Good news! Share values are reaching new records – not only in Britain, but in America too!
But, here, courtesy of David Stockman in the New York Times, is some not so good news:
- “Since the S.&P. 500 first reached its current level, in March 2000, the mad money printers at the Federal Reserve have expanded their balance sheet sixfold (to $3.2 trillion from $500 billion). Yet during that stretch, economic output has grown by an average of 1.7 percent a year (the slowest since the Civil War); real business investment has crawled forward at only 0.8 percent per year; and the payroll job count has crept up at a negligible 0.1 percent annually. Real median family income growth has dropped 8 percent, and the number of full-time middle class jobs, 6 percent. The real net worth of the ‘bottom’ 90 percent has dropped by one-fourth. The number of food stamp and disability aid recipients has more than doubled, to 59 million, about one in five Americans.

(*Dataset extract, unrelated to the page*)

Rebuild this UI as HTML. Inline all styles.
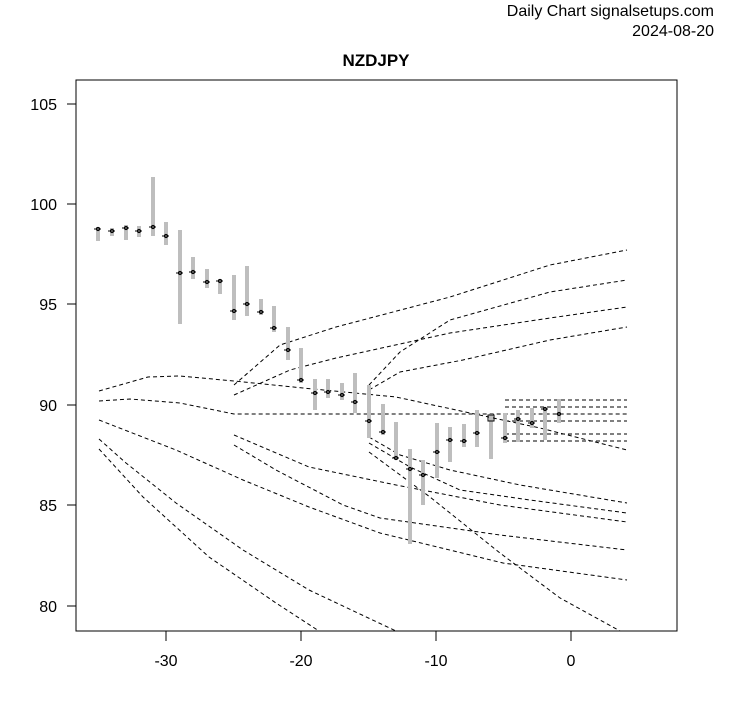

- “So the Main Street economy is failing while Washington is piling a soaring debt burden on our descendants, unable to rein in either the warfare state or the welfare state or raise the taxes needed to pay the nation’s bills.”
All that being the case, what could possibly explain the buoyancy of the US stock market?
- “By default, the Fed has resorted to a radical, uncharted spree of money printing. But the flood of liquidity, instead of spurring banks to lend and corporations to spend, has stayed trapped in the canyons of Wall Street, where it is inflating yet another unsustainable bubble.”
David Stockman was Ronald Reagan’s budget director from 1981 to 1985, but he does not share the late President’s famous optimism. Indeed, despite having also been a Republican Congressman, he accuses one great Republican hero after another of betraying the principles of fiscal conservatism:
- “...Richard M. Nixon essentially defaulted on the nation’s debt obligations by finally ending the convertibility of gold to the dollar. That one act — arguably a sin graver than Watergate — meant the end of national financial discipline…”
- “...this explosion of borrowing was the stepchild of the floating-money contraption deposited in the Nixon White House by Milton Friedman, the supposed hero of free-market economics who in fact sowed the seed for a never-ending expansion of the money supply…”
- “...Mr. [Alan] Greenspan’s loose monetary policies didn’t set off inflation was only because domestic prices for goods and labor were crushed by the huge flow of imports from the factories of Asia… Soon Americans stopped saving and consumed everything they earned and all they could borrow…”
- “...this dynamic reinforced the Reaganite shibboleth that ‘deficits don’t matter’…”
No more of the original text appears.